Friday, April 11, 2008

Heavy Heart...

I've had a heavy heart this week. I can't wait until my hubby comes home this afternoon and I can snuggle up with him on the couch and just be. Our bathroom flooding has had me stressed...I have so much laundry and so forth to do because of trying to get the water sopped up (I used all the towels, blankets, and dirty clothes bins that I could find).
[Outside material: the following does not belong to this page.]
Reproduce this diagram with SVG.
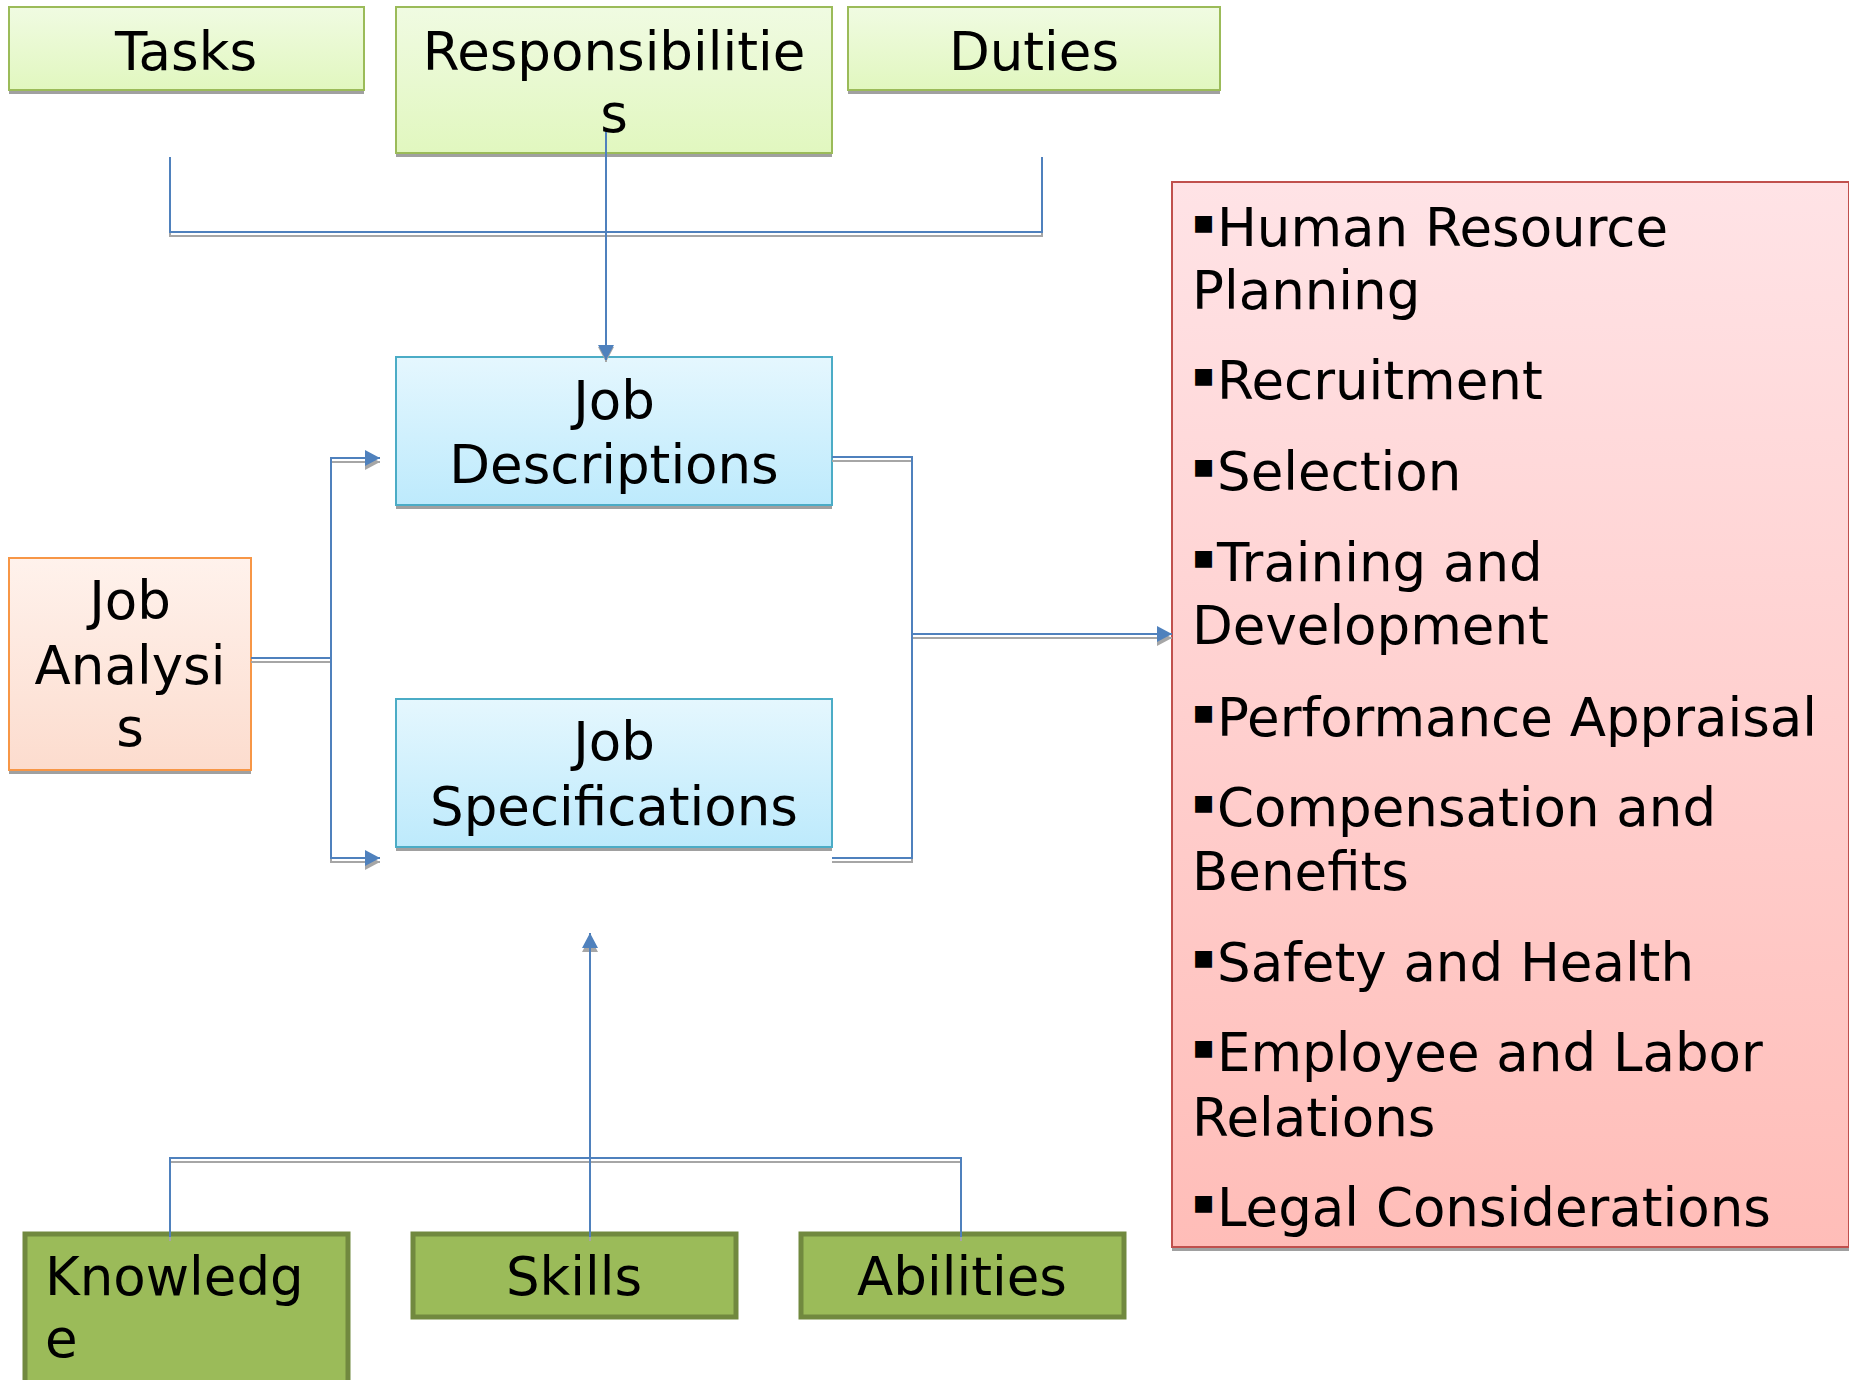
<svg xmlns="http://www.w3.org/2000/svg" width="1849" height="1380" viewBox="0 0 1849 1380">
<style>
.t{font-family:"DejaVu Sans","Liberation Sans",sans-serif;font-size:53px;fill:#000}
.c{text-anchor:middle}
.bul{font-family:"DejaVu Sans","Liberation Sans",sans-serif;font-size:34px;fill:#000}
.sh{fill:#A0A0A0}
.ln{fill:none;stroke:#4F81BD;stroke-width:2}
.lns{fill:none;stroke:#A6A6A6;stroke-width:2}
.green{fill:url(#gGreen);stroke:#9BBB59;stroke-width:2}
.blue{fill:url(#gBlue);stroke:#4BACC6;stroke-width:2}
.orange{fill:url(#gOrange);stroke:#F79646;stroke-width:2}
.red{fill:url(#gRed);stroke:#C0504D;stroke-width:2}
.dgreen{fill:#9BBB59;stroke:#71893F;stroke-width:5}
</style>
<defs>
<linearGradient id="gGreen" x1="0" y1="0" x2="0" y2="1"><stop offset="0" stop-color="#F0FBE2"/><stop offset="1" stop-color="#E1F7BF"/></linearGradient>
<linearGradient id="gBlue" x1="0" y1="0" x2="0" y2="1"><stop offset="0" stop-color="#E5F7FE"/><stop offset="1" stop-color="#BDEAFC"/></linearGradient>
<linearGradient id="gOrange" x1="0" y1="0" x2="0" y2="1"><stop offset="0" stop-color="#FFF2EC"/><stop offset="1" stop-color="#FCDCCE"/></linearGradient>
<linearGradient id="gRed" x1="0" y1="0" x2="0" y2="1"><stop offset="0" stop-color="#FFE3E6"/><stop offset="1" stop-color="#FFBDB8"/></linearGradient>
<marker id="aB" markerUnits="userSpaceOnUse" markerWidth="18" markerHeight="18" refX="16" refY="9" orient="auto"><path d="M1,1 L16,9 L1,17 z" fill="#4F81BD"/></marker>
<marker id="aG" markerUnits="userSpaceOnUse" markerWidth="18" markerHeight="18" refX="16" refY="9" orient="auto"><path d="M1,1 L16,9 L1,17 z" fill="#A6A6A6"/></marker>
</defs>
<rect width="1849" height="1380" fill="#fff"/>

<g id="tasks">
<rect class="sh" x="9" y="11" width="355" height="83"/>
<rect class="green" x="9" y="7" width="355" height="83"/>
<text class="t c" x="186" y="70">Tasks</text>
</g>
<g id="responsibilities">
<rect class="sh" x="396" y="11" width="436" height="146"/>
<rect class="green" x="396" y="7" width="436" height="146"/>
<text class="t c" x="614" y="70">Responsibilitie</text>
<text class="t c" x="614" y="132">s</text>
</g>
<g id="duties">
<rect class="sh" x="848" y="11" width="372" height="83"/>
<rect class="green" x="848" y="7" width="372" height="83"/>
<text class="t c" x="1034" y="70">Duties</text>
</g>

<g id="job-descriptions">
<rect class="sh" x="396" y="361" width="436" height="148"/>
<rect class="blue" x="396" y="357" width="436" height="148"/>
<text class="t c" x="614" y="419">Job</text>
<text class="t c" x="614" y="483">Descriptions</text>
</g>
<g id="job-specifications">
<rect class="sh" x="396" y="703" width="436" height="148"/>
<rect class="blue" x="396" y="699" width="436" height="148"/>
<text class="t c" x="614" y="760">Job</text>
<text class="t c" x="614" y="825">Specifications</text>
</g>
<g id="job-analysis">
<rect class="sh" x="9" y="562" width="242" height="212"/>
<rect class="orange" x="9" y="558" width="242" height="212"/>
<text class="t c" x="130" y="619">Job</text>
<text class="t c" x="130" y="684">Analysi</text>
<text class="t c" x="130" y="746">s</text>
</g>

<g id="hr-functions">
<rect class="sh" x="1172" y="186" width="677" height="1065"/>
<rect class="red" x="1172" y="182" width="677" height="1065"/>
<text class="bul" x="1192" y="233">▪</text>
<text class="t" x="1217" y="246">Human Resource</text>
<text class="t" x="1192" y="309">Planning</text>
<text class="bul" x="1192" y="386">▪</text>
<text class="t" x="1217" y="399">Recruitment</text>
<text class="bul" x="1192" y="477">▪</text>
<text class="t" x="1217" y="490">Selection</text>
<text class="bul" x="1192" y="568">▪</text>
<text class="t" x="1217" y="581">Training and</text>
<text class="t" x="1192" y="644">Development</text>
<text class="bul" x="1192" y="723">▪</text>
<text class="t" x="1217" y="736">Performance Appraisal</text>
<text class="bul" x="1192" y="813">▪</text>
<text class="t" x="1217" y="826">Compensation and</text>
<text class="t" x="1192" y="890">Benefits</text>
<text class="bul" x="1192" y="968">▪</text>
<text class="t" x="1217" y="981">Safety and Health</text>
<text class="bul" x="1192" y="1058">▪</text>
<text class="t" x="1217" y="1071">Employee and Labor</text>
<text class="t" x="1192" y="1136">Relations</text>
<text class="bul" x="1192" y="1213">▪</text>
<text class="t" x="1217" y="1226">Legal Considerations</text>
</g>

<g id="knowledge">
<rect class="dgreen" x="25" y="1234" width="323" height="180"/>
<text class="t" x="45" y="1295">Knowledg</text>
<text class="t" x="45" y="1357">e</text>
</g>
<g id="skills">
<rect class="dgreen" x="413" y="1234" width="323" height="83"/>
<text class="t c" x="574" y="1295">Skills</text>
</g>
<g id="abilities">
<rect class="dgreen" x="801" y="1234" width="323" height="83"/>
<text class="t c" x="962" y="1295">Abilities</text>
</g>

<g id="connectors">
<g transform="translate(0,4)">
<path class="lns" d="M170,157 V232 H1042 V157"/>
<path class="lns" d="M606,132 V358" marker-end="url(#aG)"/>
<path class="lns" d="M251,658 H331 V458 H380" marker-end="url(#aG)"/>
<path class="lns" d="M251,658 H331 V858 H380" marker-end="url(#aG)"/>
<path class="lns" d="M832,457 H912 V634 H1172" marker-end="url(#aG)"/>
<path class="lns" d="M832,858 H912 V634"/>
<path class="lns" d="M170,1237 V1158 H961 V1237"/>
<path class="lns" d="M590,1237 V933" marker-end="url(#aG)"/>
</g>
<path class="ln" d="M170,157 V232 H1042 V157"/>
<path class="ln" d="M606,132 V360" marker-end="url(#aB)"/>
<path class="ln" d="M251,658 H331 V458 H380" marker-end="url(#aB)"/>
<path class="ln" d="M251,658 H331 V858 H380" marker-end="url(#aB)"/>
<path class="ln" d="M832,457 H912 V634 H1172" marker-end="url(#aB)"/>
<path class="ln" d="M832,858 H912 V634"/>
<path class="ln" d="M170,1237 V1158 H961 V1237"/>
<path class="ln" d="M590,1237 V933" marker-end="url(#aB)"/>
</g>
</svg>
I went to see my Dad over at my Mom's on Tuesday night to come home from a good time to find that Baby J's mom has been moved up here in our region. She's still a bit far away, but she's back in the area. She's been talking about the open adoption since September and so I think I was starting to let myself think that was how it was going to go. Well, I can only think now that they're trying to get her regular visits and so forth now that she's going to try to get her act together now to get him back. I guess she's moving again today too. I really do like her and I love her baby boy and I definitely want what is best for him. I just worry...is she really going to be stable enough to take care of him the way he deserves to be. Is she going to really take care of his needs and be able to take care of him without neglecting what he needs from her? I just worry. I know no permanent decision has been made yet...but I just worry. Like my caseworker told me yesterday, all I can keep doing is praying that everyone involved makes the best decision for this baby boy and to keep praying that we're able to adopt him. I'm going to keep trying to put it all back in Your Hands, Abba. I know that only You knows what is truly best and I have to put my total trust in You, no matter what happens. You know how much we all love Baby J here and how much he loves all of us. You also know what is truly in his Mom's heart and I just pray that the best decision is made for him. My heart is truly heavy over it all and I know that I just have to hand it over to You each time I start feeling like this. I know this all can't be easy for his Mom either and so I pray that You will help her to make the best decision as well.